▶ [Problem description]: Search the records for "this" and copy each line that holds it.

▶ [Exercise data]:
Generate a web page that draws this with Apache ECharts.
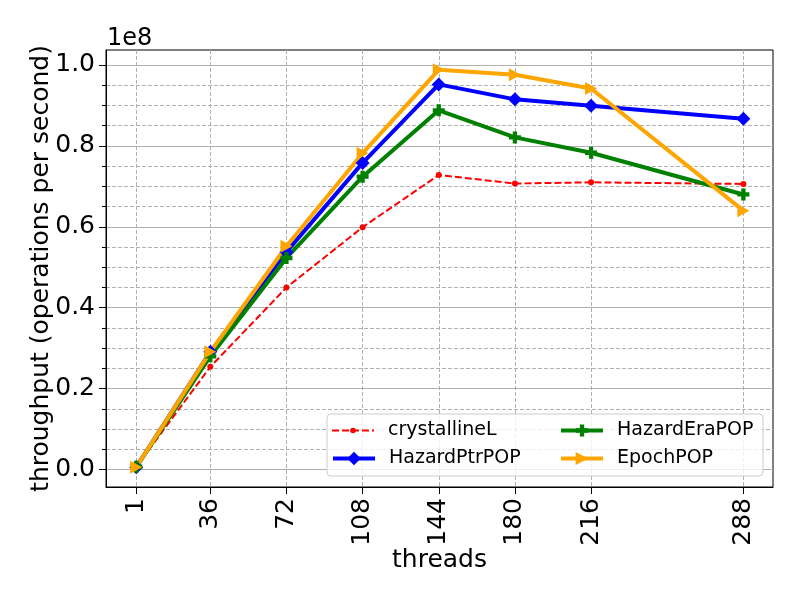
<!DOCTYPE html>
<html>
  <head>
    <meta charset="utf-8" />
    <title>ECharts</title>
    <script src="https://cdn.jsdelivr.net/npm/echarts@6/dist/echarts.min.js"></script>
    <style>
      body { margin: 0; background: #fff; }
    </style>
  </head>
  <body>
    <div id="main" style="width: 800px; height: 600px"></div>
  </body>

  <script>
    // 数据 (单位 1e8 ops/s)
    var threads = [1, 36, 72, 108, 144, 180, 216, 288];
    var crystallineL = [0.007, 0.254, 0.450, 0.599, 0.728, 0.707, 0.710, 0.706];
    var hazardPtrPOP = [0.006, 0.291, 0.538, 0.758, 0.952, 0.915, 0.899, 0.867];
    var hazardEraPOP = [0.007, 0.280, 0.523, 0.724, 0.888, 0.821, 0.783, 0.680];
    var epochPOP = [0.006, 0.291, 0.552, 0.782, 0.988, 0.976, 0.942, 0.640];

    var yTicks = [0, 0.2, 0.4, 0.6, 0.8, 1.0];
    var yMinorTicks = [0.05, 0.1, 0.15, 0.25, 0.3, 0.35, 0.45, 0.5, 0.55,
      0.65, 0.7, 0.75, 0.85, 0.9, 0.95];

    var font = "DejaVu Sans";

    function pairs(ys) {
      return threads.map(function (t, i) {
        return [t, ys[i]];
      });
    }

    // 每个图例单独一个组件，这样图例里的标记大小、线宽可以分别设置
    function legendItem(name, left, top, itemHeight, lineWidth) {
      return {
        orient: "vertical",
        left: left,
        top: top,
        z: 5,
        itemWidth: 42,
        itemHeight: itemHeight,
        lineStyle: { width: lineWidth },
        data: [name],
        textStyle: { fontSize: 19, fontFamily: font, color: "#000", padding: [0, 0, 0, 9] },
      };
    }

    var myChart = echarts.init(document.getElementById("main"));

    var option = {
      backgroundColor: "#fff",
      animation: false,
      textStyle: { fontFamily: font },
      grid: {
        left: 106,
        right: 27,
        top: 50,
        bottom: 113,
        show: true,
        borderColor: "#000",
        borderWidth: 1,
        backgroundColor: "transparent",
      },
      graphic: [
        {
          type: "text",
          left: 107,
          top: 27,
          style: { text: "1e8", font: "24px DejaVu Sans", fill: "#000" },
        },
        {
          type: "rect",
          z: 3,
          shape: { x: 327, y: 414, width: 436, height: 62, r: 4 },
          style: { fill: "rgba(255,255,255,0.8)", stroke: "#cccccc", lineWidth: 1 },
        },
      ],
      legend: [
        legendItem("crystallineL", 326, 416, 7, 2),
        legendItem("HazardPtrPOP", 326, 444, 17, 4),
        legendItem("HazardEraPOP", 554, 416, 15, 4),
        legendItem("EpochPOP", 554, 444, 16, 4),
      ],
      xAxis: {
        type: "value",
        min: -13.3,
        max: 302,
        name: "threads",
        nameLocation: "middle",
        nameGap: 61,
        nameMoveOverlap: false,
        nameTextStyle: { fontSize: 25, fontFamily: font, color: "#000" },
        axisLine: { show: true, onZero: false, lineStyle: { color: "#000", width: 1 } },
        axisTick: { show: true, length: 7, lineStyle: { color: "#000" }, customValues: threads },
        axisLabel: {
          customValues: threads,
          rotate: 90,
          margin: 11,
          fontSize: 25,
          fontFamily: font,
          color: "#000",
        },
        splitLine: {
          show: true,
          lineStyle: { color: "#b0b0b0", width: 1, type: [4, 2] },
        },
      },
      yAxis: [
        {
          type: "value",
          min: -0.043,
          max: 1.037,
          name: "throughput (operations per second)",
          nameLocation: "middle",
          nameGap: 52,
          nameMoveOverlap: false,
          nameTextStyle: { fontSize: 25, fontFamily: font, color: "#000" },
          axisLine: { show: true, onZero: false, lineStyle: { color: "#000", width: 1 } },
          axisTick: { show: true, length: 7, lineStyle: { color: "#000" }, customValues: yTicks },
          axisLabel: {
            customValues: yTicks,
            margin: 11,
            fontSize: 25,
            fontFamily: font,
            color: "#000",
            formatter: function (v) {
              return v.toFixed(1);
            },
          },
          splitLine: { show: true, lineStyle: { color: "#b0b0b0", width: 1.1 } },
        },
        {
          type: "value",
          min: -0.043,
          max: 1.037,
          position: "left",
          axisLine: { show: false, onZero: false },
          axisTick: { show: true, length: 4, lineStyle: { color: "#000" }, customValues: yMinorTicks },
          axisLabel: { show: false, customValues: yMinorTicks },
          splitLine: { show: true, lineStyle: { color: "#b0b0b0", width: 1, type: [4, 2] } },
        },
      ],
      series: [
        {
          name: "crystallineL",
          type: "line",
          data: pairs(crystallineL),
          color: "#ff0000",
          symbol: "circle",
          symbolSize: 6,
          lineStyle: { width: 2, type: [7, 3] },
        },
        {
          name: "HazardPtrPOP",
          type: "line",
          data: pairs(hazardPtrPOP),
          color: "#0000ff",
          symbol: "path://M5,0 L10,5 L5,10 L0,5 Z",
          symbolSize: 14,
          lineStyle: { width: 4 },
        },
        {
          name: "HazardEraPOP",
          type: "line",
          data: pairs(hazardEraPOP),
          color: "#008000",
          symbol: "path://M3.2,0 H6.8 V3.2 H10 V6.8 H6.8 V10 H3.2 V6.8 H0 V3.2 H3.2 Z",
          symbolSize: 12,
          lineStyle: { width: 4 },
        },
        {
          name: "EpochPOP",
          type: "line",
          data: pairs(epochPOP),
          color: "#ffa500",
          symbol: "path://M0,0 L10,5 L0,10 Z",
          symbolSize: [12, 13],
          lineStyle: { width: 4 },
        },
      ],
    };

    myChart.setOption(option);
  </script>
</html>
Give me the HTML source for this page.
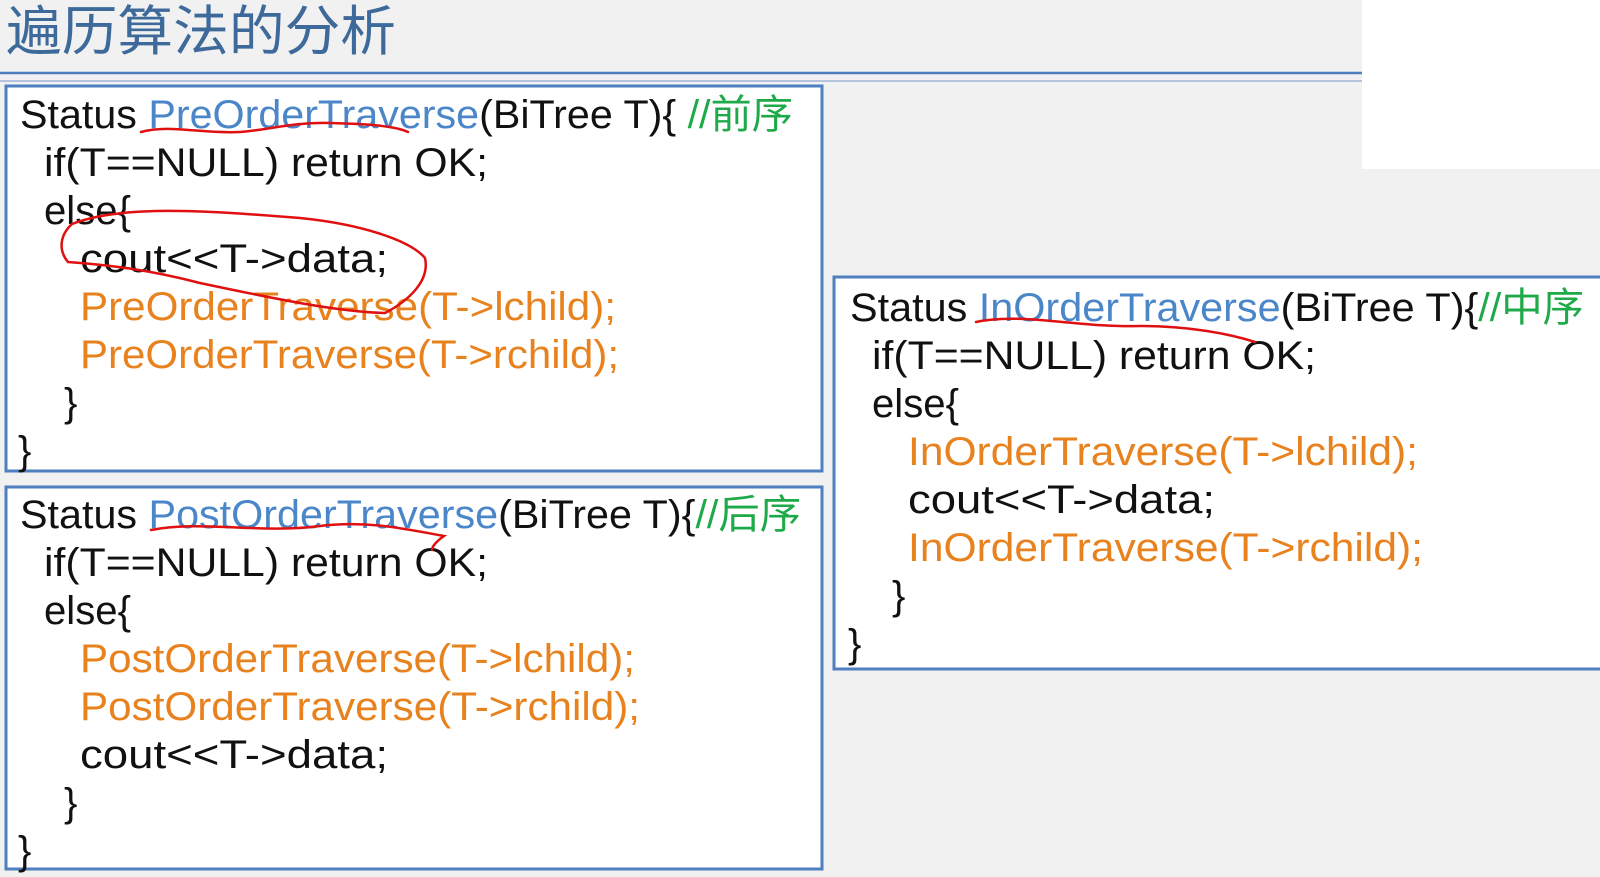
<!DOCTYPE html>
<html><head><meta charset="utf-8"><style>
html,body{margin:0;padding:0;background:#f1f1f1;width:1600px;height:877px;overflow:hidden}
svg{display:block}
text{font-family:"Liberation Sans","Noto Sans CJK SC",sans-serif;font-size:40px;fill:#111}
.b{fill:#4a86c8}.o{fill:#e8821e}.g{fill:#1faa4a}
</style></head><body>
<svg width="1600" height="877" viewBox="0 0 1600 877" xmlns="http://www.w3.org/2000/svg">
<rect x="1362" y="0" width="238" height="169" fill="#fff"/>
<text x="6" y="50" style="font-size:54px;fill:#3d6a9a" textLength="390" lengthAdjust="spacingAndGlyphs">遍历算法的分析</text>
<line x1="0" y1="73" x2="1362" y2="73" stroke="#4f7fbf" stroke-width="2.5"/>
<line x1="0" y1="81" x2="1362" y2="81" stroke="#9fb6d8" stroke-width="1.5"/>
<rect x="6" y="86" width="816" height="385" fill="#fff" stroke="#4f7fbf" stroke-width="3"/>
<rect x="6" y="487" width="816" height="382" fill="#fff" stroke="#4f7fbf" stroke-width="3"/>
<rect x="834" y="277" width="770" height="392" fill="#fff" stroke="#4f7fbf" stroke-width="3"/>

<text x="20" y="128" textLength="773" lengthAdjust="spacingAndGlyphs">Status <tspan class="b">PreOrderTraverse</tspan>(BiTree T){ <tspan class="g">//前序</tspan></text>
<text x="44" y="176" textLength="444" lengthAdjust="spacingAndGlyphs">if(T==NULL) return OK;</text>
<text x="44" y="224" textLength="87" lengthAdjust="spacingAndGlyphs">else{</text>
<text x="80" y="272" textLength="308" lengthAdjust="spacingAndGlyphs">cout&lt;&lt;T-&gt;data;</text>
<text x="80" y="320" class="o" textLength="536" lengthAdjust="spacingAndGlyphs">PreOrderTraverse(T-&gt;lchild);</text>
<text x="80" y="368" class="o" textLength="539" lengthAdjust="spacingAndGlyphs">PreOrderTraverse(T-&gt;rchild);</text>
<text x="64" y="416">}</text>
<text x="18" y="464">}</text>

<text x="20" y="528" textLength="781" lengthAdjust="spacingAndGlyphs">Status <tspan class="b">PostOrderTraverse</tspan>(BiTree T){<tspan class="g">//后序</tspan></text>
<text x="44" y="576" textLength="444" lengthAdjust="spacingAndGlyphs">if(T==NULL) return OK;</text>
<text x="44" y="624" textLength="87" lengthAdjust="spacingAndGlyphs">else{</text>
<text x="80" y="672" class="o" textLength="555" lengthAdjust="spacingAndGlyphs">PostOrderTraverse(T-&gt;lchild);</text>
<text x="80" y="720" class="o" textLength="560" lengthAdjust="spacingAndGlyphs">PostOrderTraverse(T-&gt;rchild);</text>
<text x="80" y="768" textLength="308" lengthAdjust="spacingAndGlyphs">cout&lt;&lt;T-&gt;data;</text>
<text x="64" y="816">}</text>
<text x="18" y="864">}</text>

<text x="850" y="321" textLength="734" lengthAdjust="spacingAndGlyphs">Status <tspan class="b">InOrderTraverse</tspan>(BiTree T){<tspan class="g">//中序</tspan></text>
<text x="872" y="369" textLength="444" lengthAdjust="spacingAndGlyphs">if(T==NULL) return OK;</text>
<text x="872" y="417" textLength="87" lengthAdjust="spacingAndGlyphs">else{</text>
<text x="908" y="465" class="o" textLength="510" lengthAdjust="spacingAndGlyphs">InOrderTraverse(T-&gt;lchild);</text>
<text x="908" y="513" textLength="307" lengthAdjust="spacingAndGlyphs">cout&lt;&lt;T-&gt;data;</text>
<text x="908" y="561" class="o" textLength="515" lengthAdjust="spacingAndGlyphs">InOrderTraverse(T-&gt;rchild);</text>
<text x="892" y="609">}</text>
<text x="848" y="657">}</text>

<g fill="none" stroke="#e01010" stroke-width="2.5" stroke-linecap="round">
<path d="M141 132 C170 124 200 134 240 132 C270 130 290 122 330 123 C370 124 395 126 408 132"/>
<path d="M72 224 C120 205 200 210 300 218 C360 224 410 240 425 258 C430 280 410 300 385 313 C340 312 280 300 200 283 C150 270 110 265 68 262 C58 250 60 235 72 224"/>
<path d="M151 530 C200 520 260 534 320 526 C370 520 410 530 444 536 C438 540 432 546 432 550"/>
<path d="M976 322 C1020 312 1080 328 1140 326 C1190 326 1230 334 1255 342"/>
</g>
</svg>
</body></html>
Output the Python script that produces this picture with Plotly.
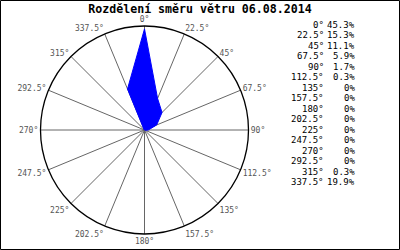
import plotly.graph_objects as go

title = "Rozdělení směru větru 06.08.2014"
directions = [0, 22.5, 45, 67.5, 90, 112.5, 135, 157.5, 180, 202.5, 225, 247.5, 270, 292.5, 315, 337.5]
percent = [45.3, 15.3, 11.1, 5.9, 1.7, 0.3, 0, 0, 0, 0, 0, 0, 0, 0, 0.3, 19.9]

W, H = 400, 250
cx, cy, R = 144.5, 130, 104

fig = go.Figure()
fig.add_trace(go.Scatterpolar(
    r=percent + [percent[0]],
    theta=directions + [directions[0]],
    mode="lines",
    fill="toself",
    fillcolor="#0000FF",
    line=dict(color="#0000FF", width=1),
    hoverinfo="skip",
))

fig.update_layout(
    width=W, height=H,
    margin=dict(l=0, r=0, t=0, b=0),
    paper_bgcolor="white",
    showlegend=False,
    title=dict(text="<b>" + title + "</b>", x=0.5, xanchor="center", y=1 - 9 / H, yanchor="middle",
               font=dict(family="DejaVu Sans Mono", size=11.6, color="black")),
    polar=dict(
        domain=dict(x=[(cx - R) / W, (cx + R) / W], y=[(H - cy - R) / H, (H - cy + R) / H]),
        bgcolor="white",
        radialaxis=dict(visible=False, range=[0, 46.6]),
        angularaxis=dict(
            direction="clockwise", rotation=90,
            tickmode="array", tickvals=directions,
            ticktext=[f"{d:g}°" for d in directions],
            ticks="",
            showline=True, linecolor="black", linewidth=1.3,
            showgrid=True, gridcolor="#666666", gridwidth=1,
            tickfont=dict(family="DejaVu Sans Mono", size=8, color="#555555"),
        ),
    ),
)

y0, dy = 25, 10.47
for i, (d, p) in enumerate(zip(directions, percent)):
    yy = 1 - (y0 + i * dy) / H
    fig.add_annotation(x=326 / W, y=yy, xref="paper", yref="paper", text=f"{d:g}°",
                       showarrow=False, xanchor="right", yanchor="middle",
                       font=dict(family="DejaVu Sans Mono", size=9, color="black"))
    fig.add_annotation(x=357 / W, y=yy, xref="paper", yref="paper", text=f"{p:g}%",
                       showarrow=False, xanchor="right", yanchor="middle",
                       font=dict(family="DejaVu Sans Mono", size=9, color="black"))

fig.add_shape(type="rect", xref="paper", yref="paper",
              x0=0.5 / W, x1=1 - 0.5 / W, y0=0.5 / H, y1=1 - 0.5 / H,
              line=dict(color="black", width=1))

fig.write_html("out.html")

▶ [The reply]:
Generate a web page that draws this with Apache ECharts.
Give me the HTML source for this page.
Output the Python script that produces this picture with Plotly.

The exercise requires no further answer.